### [WRITTEN EXERCISE]
Can you pull out each line of the data below that includes the word "this"?

### [MATERIAL PROVIDED]
* * * * * * * * *

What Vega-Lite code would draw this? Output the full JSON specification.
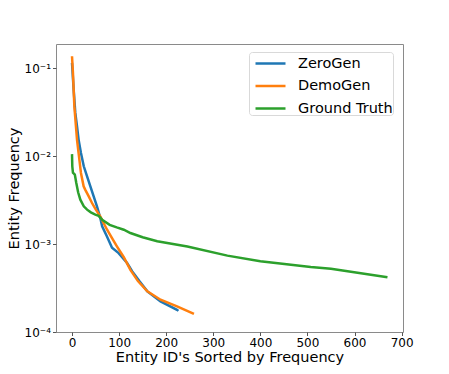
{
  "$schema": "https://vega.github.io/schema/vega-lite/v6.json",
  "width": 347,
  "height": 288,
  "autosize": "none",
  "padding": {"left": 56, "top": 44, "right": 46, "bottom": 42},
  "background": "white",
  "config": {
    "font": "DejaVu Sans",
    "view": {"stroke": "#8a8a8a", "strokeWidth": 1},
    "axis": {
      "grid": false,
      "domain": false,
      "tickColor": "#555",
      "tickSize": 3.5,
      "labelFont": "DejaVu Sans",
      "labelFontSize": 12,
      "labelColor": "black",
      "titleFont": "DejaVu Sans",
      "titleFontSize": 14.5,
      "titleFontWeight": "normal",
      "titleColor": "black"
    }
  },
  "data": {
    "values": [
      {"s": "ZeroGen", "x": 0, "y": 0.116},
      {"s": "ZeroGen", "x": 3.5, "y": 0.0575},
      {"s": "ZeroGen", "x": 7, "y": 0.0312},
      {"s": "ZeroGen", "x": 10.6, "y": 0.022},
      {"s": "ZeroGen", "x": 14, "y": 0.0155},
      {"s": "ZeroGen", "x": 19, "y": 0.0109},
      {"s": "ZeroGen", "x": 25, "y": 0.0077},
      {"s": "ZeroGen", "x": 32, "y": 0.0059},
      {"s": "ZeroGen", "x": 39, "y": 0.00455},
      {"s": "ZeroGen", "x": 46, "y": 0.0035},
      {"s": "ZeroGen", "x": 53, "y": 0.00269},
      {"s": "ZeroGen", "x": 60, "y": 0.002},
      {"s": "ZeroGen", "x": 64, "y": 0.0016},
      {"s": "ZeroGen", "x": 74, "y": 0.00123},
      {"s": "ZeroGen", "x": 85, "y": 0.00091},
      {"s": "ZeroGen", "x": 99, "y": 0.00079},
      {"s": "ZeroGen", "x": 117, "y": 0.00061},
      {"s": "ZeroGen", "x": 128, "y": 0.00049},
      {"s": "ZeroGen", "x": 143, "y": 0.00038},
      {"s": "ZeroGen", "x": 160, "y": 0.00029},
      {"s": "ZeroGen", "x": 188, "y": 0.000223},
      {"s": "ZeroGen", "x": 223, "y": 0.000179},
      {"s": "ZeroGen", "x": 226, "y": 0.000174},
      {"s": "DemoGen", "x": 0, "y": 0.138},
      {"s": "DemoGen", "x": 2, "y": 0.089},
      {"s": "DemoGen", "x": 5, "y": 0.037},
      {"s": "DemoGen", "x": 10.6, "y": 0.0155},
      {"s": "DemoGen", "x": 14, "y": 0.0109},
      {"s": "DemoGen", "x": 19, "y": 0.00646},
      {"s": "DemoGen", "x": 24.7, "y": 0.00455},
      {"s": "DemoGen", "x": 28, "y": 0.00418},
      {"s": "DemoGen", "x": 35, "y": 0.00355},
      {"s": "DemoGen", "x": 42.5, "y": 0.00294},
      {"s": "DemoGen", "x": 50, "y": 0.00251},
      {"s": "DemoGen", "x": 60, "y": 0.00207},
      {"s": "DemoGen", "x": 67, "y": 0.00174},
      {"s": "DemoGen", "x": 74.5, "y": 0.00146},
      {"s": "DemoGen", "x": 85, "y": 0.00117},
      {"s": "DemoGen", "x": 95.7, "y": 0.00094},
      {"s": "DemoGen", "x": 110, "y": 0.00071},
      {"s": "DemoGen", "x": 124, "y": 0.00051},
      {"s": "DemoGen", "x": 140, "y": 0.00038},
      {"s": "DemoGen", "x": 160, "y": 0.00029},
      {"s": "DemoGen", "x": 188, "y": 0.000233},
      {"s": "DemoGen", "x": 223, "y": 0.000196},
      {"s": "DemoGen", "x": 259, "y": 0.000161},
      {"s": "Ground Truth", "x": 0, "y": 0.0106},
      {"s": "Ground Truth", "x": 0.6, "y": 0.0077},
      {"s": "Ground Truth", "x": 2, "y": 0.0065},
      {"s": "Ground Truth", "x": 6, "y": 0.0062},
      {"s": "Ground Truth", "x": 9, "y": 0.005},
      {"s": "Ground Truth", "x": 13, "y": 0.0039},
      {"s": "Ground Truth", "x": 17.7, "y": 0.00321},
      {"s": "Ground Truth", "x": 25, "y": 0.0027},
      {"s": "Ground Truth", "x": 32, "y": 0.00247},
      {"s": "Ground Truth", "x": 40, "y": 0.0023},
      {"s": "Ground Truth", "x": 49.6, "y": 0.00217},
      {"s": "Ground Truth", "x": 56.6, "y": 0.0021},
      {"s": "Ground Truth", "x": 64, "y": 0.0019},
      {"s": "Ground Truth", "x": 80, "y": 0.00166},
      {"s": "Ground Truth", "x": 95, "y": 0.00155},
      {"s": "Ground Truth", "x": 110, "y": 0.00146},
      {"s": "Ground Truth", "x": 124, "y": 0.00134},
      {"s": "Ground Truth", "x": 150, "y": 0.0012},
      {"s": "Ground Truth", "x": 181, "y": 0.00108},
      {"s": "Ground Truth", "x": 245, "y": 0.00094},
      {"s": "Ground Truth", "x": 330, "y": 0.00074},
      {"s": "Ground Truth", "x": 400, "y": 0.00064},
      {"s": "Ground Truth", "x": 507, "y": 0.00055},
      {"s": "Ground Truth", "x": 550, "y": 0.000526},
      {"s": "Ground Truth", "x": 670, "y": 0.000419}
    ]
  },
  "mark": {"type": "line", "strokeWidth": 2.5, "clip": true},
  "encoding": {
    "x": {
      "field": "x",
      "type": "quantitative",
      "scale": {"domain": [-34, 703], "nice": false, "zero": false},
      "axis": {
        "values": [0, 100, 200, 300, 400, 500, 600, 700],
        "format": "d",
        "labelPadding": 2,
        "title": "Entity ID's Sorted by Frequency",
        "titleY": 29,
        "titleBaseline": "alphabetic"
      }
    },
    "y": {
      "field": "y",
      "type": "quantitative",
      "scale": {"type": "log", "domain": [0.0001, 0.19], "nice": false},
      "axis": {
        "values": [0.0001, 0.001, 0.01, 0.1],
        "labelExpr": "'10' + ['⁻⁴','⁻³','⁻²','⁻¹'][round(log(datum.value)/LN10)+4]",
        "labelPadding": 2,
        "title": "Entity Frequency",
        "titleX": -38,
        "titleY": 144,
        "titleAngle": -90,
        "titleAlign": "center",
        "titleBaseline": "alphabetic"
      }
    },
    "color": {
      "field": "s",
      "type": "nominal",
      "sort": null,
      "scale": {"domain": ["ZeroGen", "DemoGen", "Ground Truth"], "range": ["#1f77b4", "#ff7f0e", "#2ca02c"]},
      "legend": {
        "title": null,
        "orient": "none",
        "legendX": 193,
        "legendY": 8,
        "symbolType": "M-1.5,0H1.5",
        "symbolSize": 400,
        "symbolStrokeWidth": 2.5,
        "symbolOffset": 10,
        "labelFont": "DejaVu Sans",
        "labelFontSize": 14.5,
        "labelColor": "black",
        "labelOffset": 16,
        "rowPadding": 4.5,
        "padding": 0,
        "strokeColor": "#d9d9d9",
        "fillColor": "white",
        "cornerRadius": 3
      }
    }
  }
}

* * * * * * * * *

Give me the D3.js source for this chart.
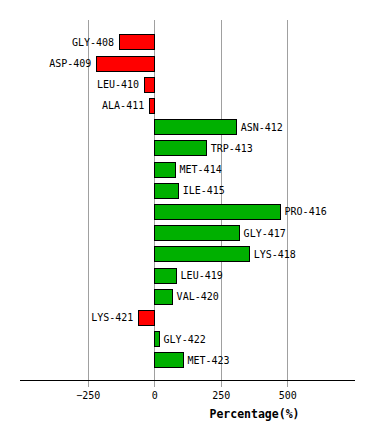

* * * * * * * * *

### [WRITTEN RESPONSE]
What Vega-Lite code would draw this? Output the full JSON specification.
Give me the D3.js source for this chart.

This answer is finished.